Я не буду спорить, есть ли у меня талант, или его нет, хорошо или дурно то, что я написал. Я заставил себя слушать, а это все, что мне надо, ибо для меня писательство не есть служение чему бы то ни было, а лишь средство для выявления своего «я» и работы над расширением и углублением своего миросозерцания.
Но я могу утверждать одно, что никогда не произносил ни одного слова, которое не родилось бы в слиянии моего сердца и ума, не было бы моим искренним убеждением.
А между тем, хотя люди ни о чем не говорят с такой горячностью, как о правде, и требование искренности предъявляется писателю прежде всего, они не выносят ни правды, ни искренности.
И особенно они не выносят правды о самих себе. Должно быть, она и в самом деле так ужасна, что с сознанием ее нельзя жить. Поэтому они хотят, чтобы правда была облечена в красивый наряд вымысла, особенно ценят идеализацию жизни я требуют, чтобы человек писался не иначе как с большой буквы. Им хочется верить, что жизнь прекрасна, а сами они, брошенные в мир, как слепые котята, мудры и велики.
Нет ничего легче, как заслужить любовь людей. Писатель, при наличности известного дарования, может сделать это очень легко: надо только неустанно и с достаточным пафосом повторять, что человек звучит гордо, а жизнь прекрасна, и побегут и будут вопить: «Осанна! Благословен, грядый во имя Господне!..»
Имя Господне звучит разно: это и древний грозный Иегова, Бог мести, и кроткий Отец небесный, Бог христиан, и гостеприимный Аллах, Бог сладострастных мусульман, и непостижимая Мировая Воля… нет числа именам Господа!.. Но всегда и везде люди навязывали ему одну и ту же роль — их печальника и заступника, служителя их человеческих интересов. И все, что приятно и выгодно людям, все — во имя Господне!
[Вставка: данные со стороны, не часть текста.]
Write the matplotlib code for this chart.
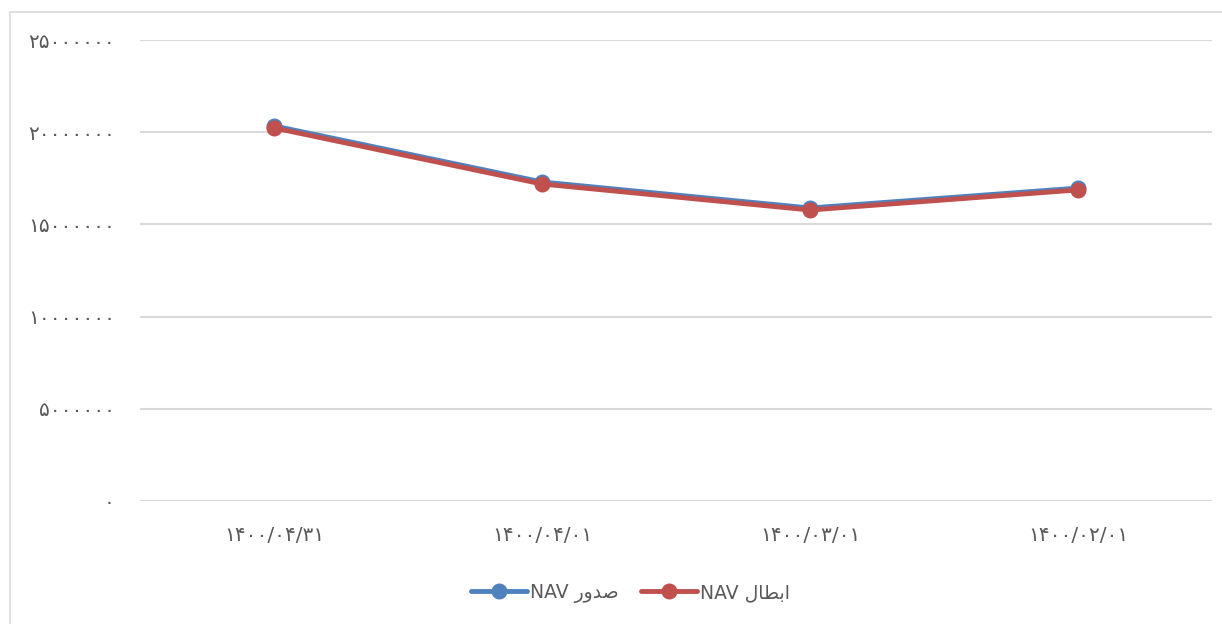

Но Бог вселенной не может быть Богом земли. Достаточно в звездную ночь выйти на площадь и посмотреть вверх, где мириады миров, неизмеримо больших нашей планеты, искрятся и сверкают в непостижимом просторе бесконечности, чтобы понять, как наивно и смешно представление о таком домашнем, удобном Боге. Если он есть, он должен быть так громаден и задачи его так неизмеримо велики, что наше людское понятие о добре и зле не может быть даже пылинкой в его мировой правде.